British shops have benefited from a milder March in comparison with last year's "Beast from the East", according to new figures.
Retail sales in March were up by an estimated 6.7% compared with the same time last year, the Office for National Statistic said.
Only department stores saw a decrease, with sales down 0.3%.
Online sales remained strong, increasing 18.6% in March, up from the 18.1% reported the previous month.
Also in monthly terms, sales were up 1.1% compared to February - the third consecutive increase and above a Reuters poll which forecast a 0.3% decline.
In the first three months of 2019, sales grew by 1.6% compared with the previous three months, the strongest increase since August 2018.

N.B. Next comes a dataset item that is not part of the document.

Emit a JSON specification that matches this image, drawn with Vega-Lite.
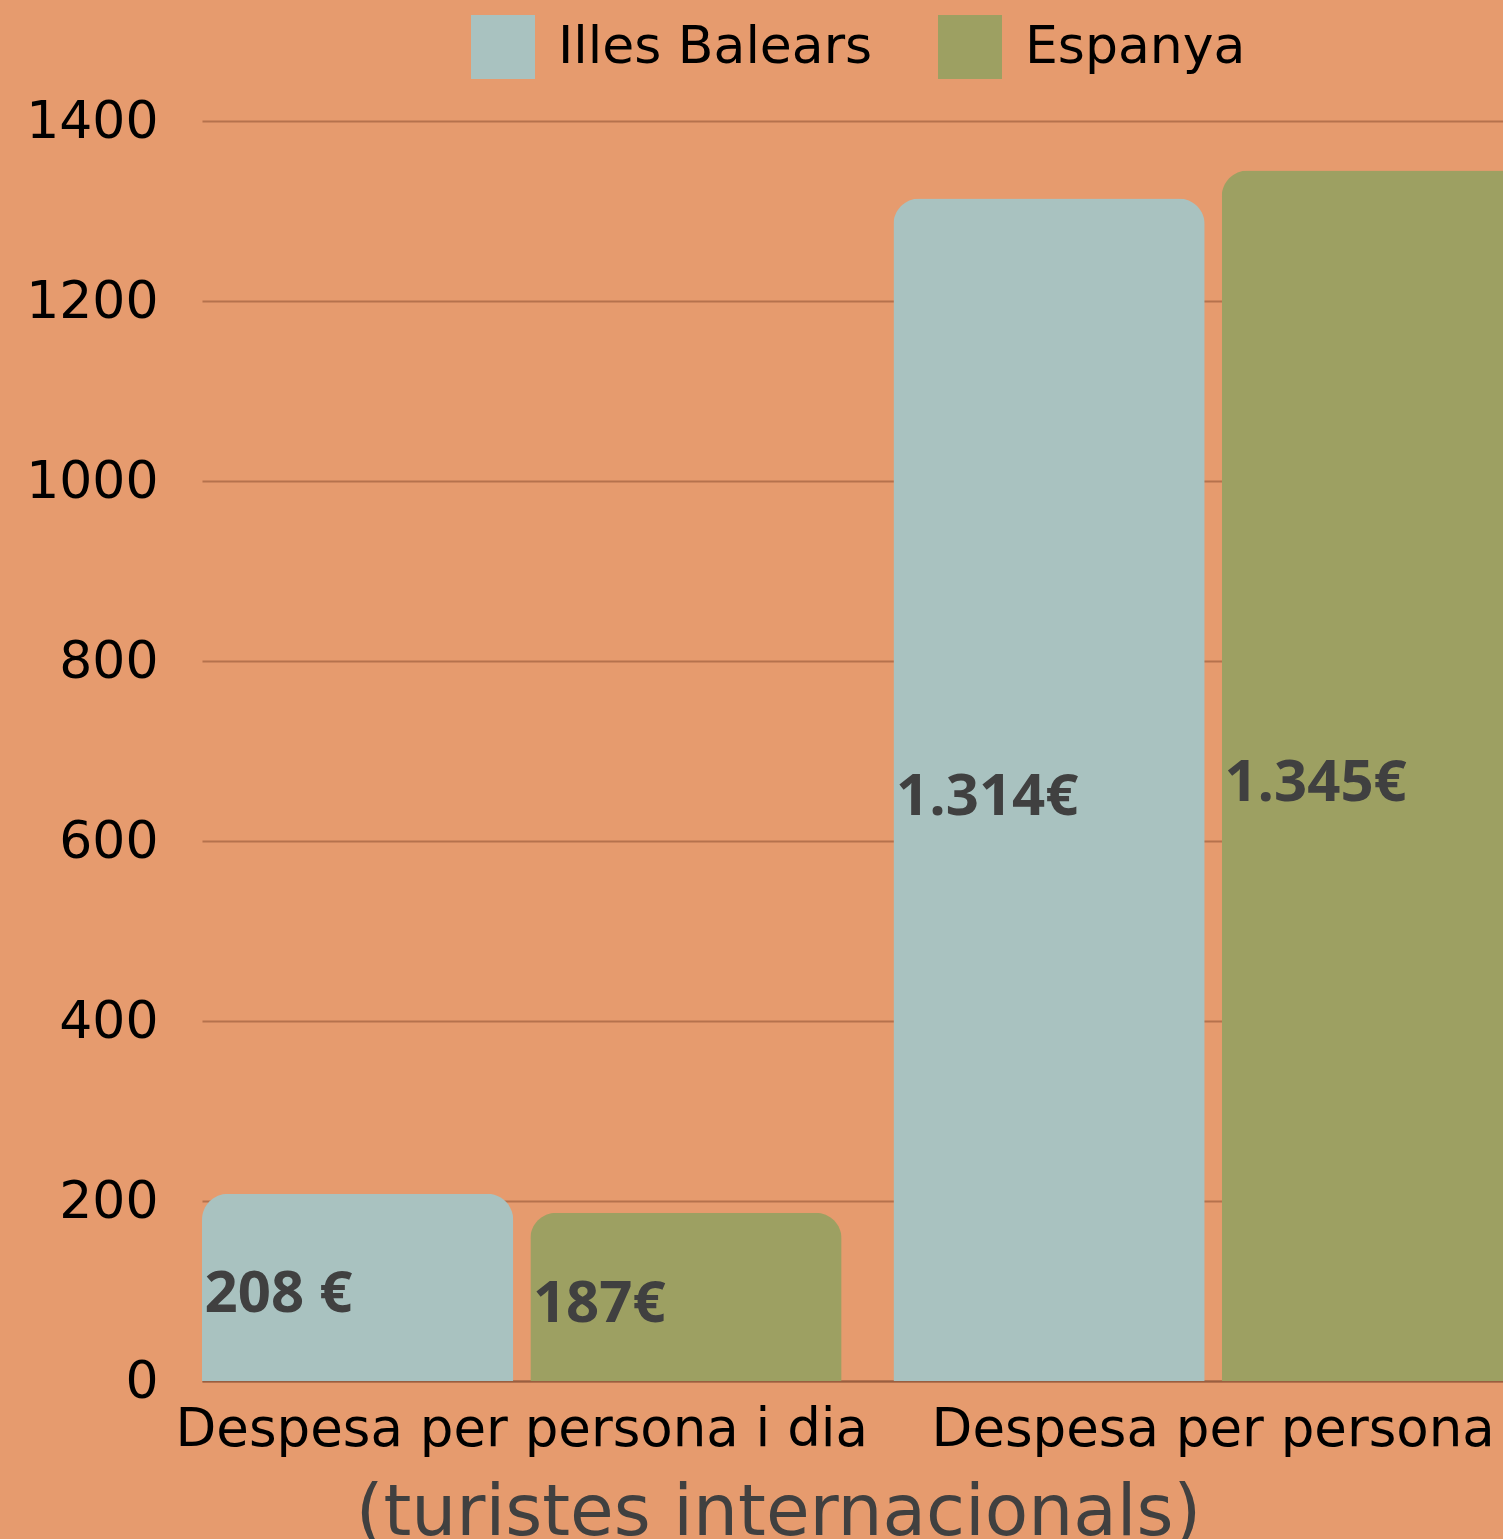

The ONS figures covered the period from 24 February to 30 March.
Rhian Murphy, ONS head of retail sales, said: "March's mild weather boosted sales, with food shops also recovering after a weak February."
Ed Monk, associate director for personal investing at Fidelity International, said: "Even accounting for the Beast from the East, which kept shoppers at home a year ago, today's retail sales data show households willing to spend more.
"That reflects a slow recovery from a decade-long wage squeeze and, perhaps, a willingness to look through the apparently never-ending uncertainty that is Brexit."
George Charles, spokesman for money-saving website Money Saving Heroes, said the bright figures did not necessarily mean a "second lease of life for the high street".
He added: "It is hard to see anything other than a grim future for the old way of shopping, especially considering big players like Debenhams are in huge financial troubles and formerly successful periods of selling, like Christmas, are failing in comparison to previous years."
Consumer spending has been the main support for Britain's sluggish economy in the past few years.
However, wages after inflation are still well below their pre-financial crisis peak, raising questions about how long consumers can continue to support the economy.
Jeremy Thomson-Cook, an economist at currency exchange firm WorldFirst, warned: "Credit card defaults in the UK have risen significantly in the first quarter and sit at the highest level since 2015, which could threaten the brighter-than-expected retail picture."